Among the many areas of research identified in the NRC report are the following of particular relevance to civil engineers:
- Explore models for designing sustainability into engineered systems of urban systems that recognize interdependencies, vulnerabilities, complexity, and adaptability.
- Expand U.S. research that advances and revolutionizes, for example, materials technologies, robotic construction technologies, laser guidance systems, geographic information systems, and enhanced computer analysis and visualization systems that improve the ability to model, design, plan, and reduce risk associated with complex underground systems.
- Explore how technologies and innovations from other industries (e.g., exploration tools, in situ analytical techniques, measurement-while-drilling systems, laser scanning, fusion of multi-sensor data) and civilian application of military research could be applied to underground engineering.
- Conduct comprehensive and scientific investigations to retrospectively identify the life cycle performance of various types of underground infrastructure and to identify the aspects of project planning, design, construction, and operation that contribute most to project costs and performance.
Among the many "potential actions" recommended in the NRC report are the following:
- Integrate graduate underground engineering studies with research programs or a critical mass of coordinated faculty activity to anchor research to existing programs.
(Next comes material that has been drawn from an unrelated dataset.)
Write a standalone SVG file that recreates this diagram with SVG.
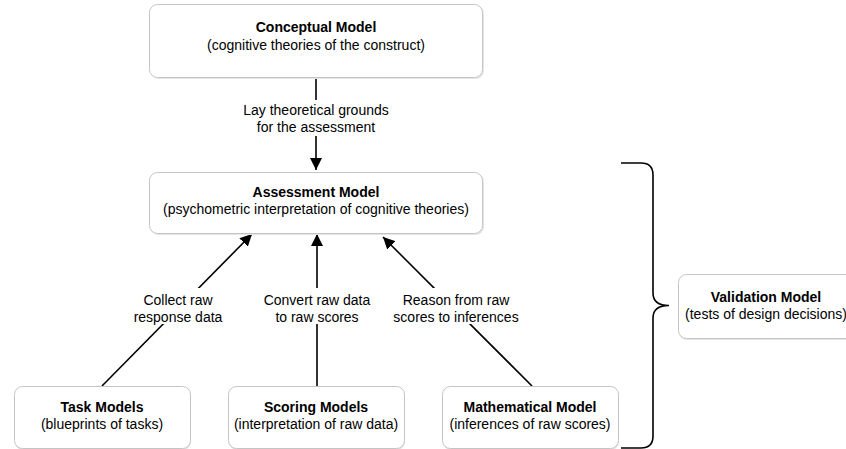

Create opportunities to specialize in particular aspects of underground engineering, but with a multidisciplinary approach. According to the report's authors, "Underground engineering knowledge, expertise, and training in the United States today are obtained mostly through mentoring and on-the-job experience, rather than through higher education."
- Design infrastructure that allows ease of access for inspections, maintenance, repairs, upgrades, and reconfigurations in response to new needs or technologies that allow such work to be completed at lower costs. Combine utility services into common utility tunnels (utilidors) to isolate utilities from the surface in a continuously accessible location.
- Institute planning of all underground space as part of an evolving urban system to be carefully engineered or preserved for optimal long-term use and regional sustainability.
- Establish reasonably intensive groundwater, soil, and infrastructure monitoring practices to track the health of the underground urban environment according to the general geologic conditions and use. Use data generated from a range of environments and situations to inform urban planning in other areas.
I welcome hearing – and sharing with readers – your experience with SUE, its evolution, civil engineers' role in it, research needs, and its application in designing and constructing a sustainable urban infrastructure.